2004-12-08 - 11:37 p.m.
family complain week

disclaimer, please read

i know i shouldn't complain, especially about my family, but i need to get it out of my system.

see, i have this sister, we'll call her ophelia.

ophelia is a huge pain in my ass.

ophelia worked as a teenager. her first job was at twelve. ophelia worked full time and went to school full time.

i turn 18 in two months to the day. i train as a cna for free. i volunteer at the rescue mission for free. i don't make money. and i don't go to school full time.

despite the fact that i have six college credits and am enrolled in my seventh, i still do not have a real job and i'm not at school like i should, or something.

i didn't know working as a dishwasher in a chinese restaurant was harder than giving a 300 pound man a shower by myself. i've gotten swat at, pinched, spit and yelled at but damn, nothing compares to cleaning rice stuck to a plate.

and ophelia wants me to get a full-time job, but ophelia doesn't want me to work because i won't be able to babysit her kid.

and ophelia thinks i have it so easy like i'm not struggling so hard to do right, like i'm not working to become a better person.

and ophelia dropped out of college not because she was failing or because she couldn't find a way to pay for schooling, but because she was lazy...

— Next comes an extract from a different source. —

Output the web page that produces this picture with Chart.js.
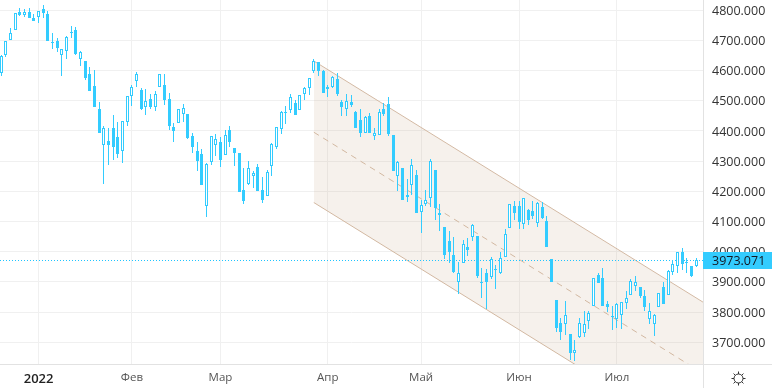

and she was sloppy as a teenager.

but it's horrific that i am.

i know it's one of my bad habits, but i have parents to breathe down my own neck. i do not need her to do it for them.

and she is two-faced. whenever i try to rationalize with her, to nicely point out she contradicts herself, especially with how she thinks i need a job but i also need to have her babysitting job as my first priority, she seems like she understands. she seems to empathize with me.

she tells all this stuff to my mom. the stuff about me not working and blah blah blah

and how i have it easy.

my mom and she are buddies. they talk on the phone every day. i'm not my mom's closest, or maybe even perhaps her best since i won't marry for money and status. my mom and she are buddies.

it's they.

she's going through a hard time right now. i need to understand that.

but gawd, she's crazy sometimes. she drives me insane.

but i guess that's what sisters are for.

and i know i don't portray the best charactor sometimes, but i never said i would be perfect. i just want to be accepted for atleast who i'm struggling to be.